New construction has become surprisingly competitive on the cash flow front due to builder incentives. Rate buydowns, closing cost credits, and upgrade packages are being offered at levels we have not seen in years. These incentives directly impact monthly payments and early-year returns.

On the resale side, investors are getting more flexible by:

  • Assuming sellers’ low-interest loans when available

  • Structuring price reductions in exchange for future participation

  • Negotiating longer closings to align financing and reserves

At Marketplace Homes, we are also seeing investors use our Guaranteed Rent program, which provides zero vacancy for the first two years.

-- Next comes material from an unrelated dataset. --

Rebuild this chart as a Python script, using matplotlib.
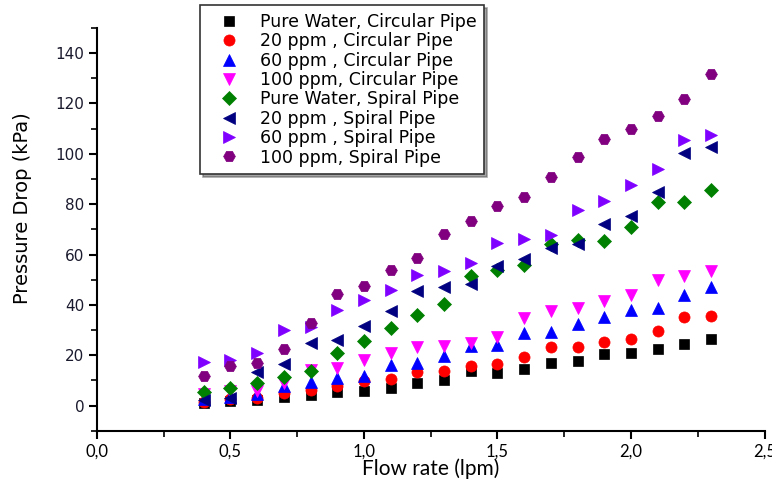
import matplotlib.pyplot as plt
from matplotlib.ticker import MultipleLocator, FuncFormatter

flow = [0.4, 0.5, 0.6, 0.7, 0.8, 0.9, 1.0, 1.1, 1.2, 1.3,
        1.4, 1.5, 1.6, 1.7, 1.8, 1.9, 2.0, 2.1, 2.2, 2.3]

water_circular = [1.1, 1.6, 2.3, 3.3, 4.3, 5.3, 5.7, 6.9, 9.0, 10.3,
                  13.6, 13.0, 14.7, 16.8, 17.6, 20.3, 20.8, 22.4, 24.3, 26.3]
ppm20_circular = [1.5, 2.5, 2.8, 4.9, 6.0, 7.6, 9.6, 10.6, 13.2, 13.8,
                  15.6, 16.4, 19.2, 23.2, 23.2, 25.2, 26.5, 29.7, 35.0, 35.4]
ppm60_circular = [2.7, 3.3, 4.4, 7.7, 9.3, 11.0, 11.9, 16.2, 17.0, 19.8,
                  23.6, 24.0, 28.8, 29.4, 32.2, 35.1, 37.8, 38.9, 43.8, 47.1]
ppm100_circular = [4.6, 5.6, 5.8, 8.9, 14.2, 15.0, 18.0, 21.0, 23.4, 23.7,
                   24.8, 27.4, 34.7, 37.5, 38.7, 41.6, 43.9, 50.0, 51.3, 53.4]
water_spiral = [5.3, 7.0, 8.9, 11.5, 13.9, 20.8, 25.8, 30.7, 35.8, 40.3,
                51.3, 53.7, 56.0, 64.0, 65.6, 65.4, 70.9, 80.9, 80.9, 85.5]
ppm20_spiral = [2.3, 2.9, 13.3, 16.3, 24.8, 25.9, 31.5, 37.5, 45.5, 46.9,
                48.4, 55.3, 58.2, 62.7, 64.3, 72.0, 75.3, 85.0, 100.5, 102.6]
ppm60_spiral = [17.2, 17.9, 21.0, 30.1, 31.2, 37.8, 42.0, 46.0, 52.0, 53.4,
                56.8, 64.7, 66.3, 67.9, 77.7, 81.1, 87.8, 94.1, 105.4, 107.3]
ppm100_spiral = [11.7, 15.6, 16.8, 22.5, 32.9, 44.4, 47.5, 53.8, 58.8, 68.1,
                 73.5, 79.2, 82.9, 90.8, 98.8, 105.8, 109.9, 115.1, 121.6, 131.9]

labels = ["Pure Water, Circular Pipe", "20 ppm , Circular Pipe",
          "60 ppm , Circular Pipe", "100 ppm, Circular Pipe",
          "Pure Water, Spiral Pipe", "20 ppm , Spiral Pipe",
          "60 ppm , Spiral Pipe", "100 ppm, Spiral Pipe"]
series = [water_circular, ppm20_circular, ppm60_circular, ppm100_circular,
          water_spiral, ppm20_spiral, ppm60_spiral, ppm100_spiral]
colors = ["black", "#ff0000", "#0000ff", "#ff00ff",
          "#008000", "#000080", "#8000ff", "#800080"]
markers = ["s", "o", "^", "v", "D", "<", ">", "H"]
sizes = [7, 8, 8.5, 8.5, 7, 8.5, 8.5, 8.5]

fig = plt.figure(figsize=(7.72, 4.86), dpi=100)
ax = fig.add_axes([0.1256, 0.1138, 0.8647, 0.8286])

for vals, lab, c, m, s in zip(series, labels, colors, markers, sizes):
    ax.plot(flow, vals, linestyle="none", marker=m, markersize=s,
            color=c, markeredgecolor=c, markeredgewidth=0.5, label=lab)

ax.set_xlim(0, 2.5)
ax.set_ylim(-10, 150)
ax.spines["top"].set_visible(False)
ax.spines["right"].set_visible(False)
for side in ["left", "bottom"]:
    ax.spines[side].set_linewidth(1.5)

ax.xaxis.set_major_locator(MultipleLocator(0.5))
ax.xaxis.set_minor_locator(MultipleLocator(0.25))
ax.yaxis.set_major_locator(MultipleLocator(20))
ax.yaxis.set_minor_locator(MultipleLocator(10))
ax.xaxis.set_major_formatter(FuncFormatter(lambda v, p: f"{v:.1f}".replace(".", ",")))
ax.tick_params(which="major", length=6, width=1.5, direction="out")
ax.tick_params(which="minor", length=4, width=1.2, direction="out")
ax.tick_params(axis="x", pad=3)
ax.tick_params(axis="y", pad=3)
for t in ax.get_xticklabels():
    t.set_family("Lato")
    t.set_fontsize(12)
for t in ax.get_yticklabels():
    t.set_family("DejaVu Sans")
    t.set_fontsize(11)
    t.set_color("#1a1a2e")

ax.set_xlabel("Flow rate (lpm)", family="Lato", fontsize=15, va="center")
ax.xaxis.set_label_coords(0.5, -0.095)
ax.set_ylabel("Pressure Drop (kPa)", family="DejaVu Sans", fontsize=14, va="center")
ax.yaxis.set_label_coords(-0.112, 0.553)

leg = ax.legend(loc="upper left", bbox_to_anchor=(200 / 772, 1 - 5 / 486),
                bbox_transform=fig.transFigure, borderaxespad=0,
                prop={"family": "DejaVu Sans", "size": 12.5},
                numpoints=1, handlelength=2.4, handletextpad=0.6,
                borderpad=0.45, labelspacing=0.08, fancybox=False,
                shadow=True, framealpha=1, edgecolor="#333333")
leg.get_frame().set_linewidth(1.2)

fig.savefig("out.png", dpi=100)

While it does not magically create cash flow, it removes early lease-up risk and stabilizes income during the most vulnerable period of ownership.

The Shift From Short-Term to Long-Term Thinking

The most telling divide we see is not between profitable and unprofitable deals. It is between mindsets.

Long-term investors are still transacting. They are focused on:

  • Appreciation over full cycles

  • Rent growth, not day-one perfection

  • Sensible leverage and debt structures

  • Demographic and economic fundamentals

Investors chasing unrealistic yields are either sitting on the sidelines or learning expensive lessons. Deals built on optimistic rent growth and underestimated expenses are being exposed quickly in today’s environment.

Cash flow has not disappeared. But it no longer tolerates sloppy math.

The Bottom Line

Cash flow is not dead.
Easy cash flow is.

Today’s winning investors are slower, more selective, and far more disciplined. They understand that the goal is not to win on a spreadsheet. It is to own durable assets that perform over time.

If you are underwriting conservatively, leveraging incentives intelligently, and thinking long term, opportunities still exist. They just require patience and precision.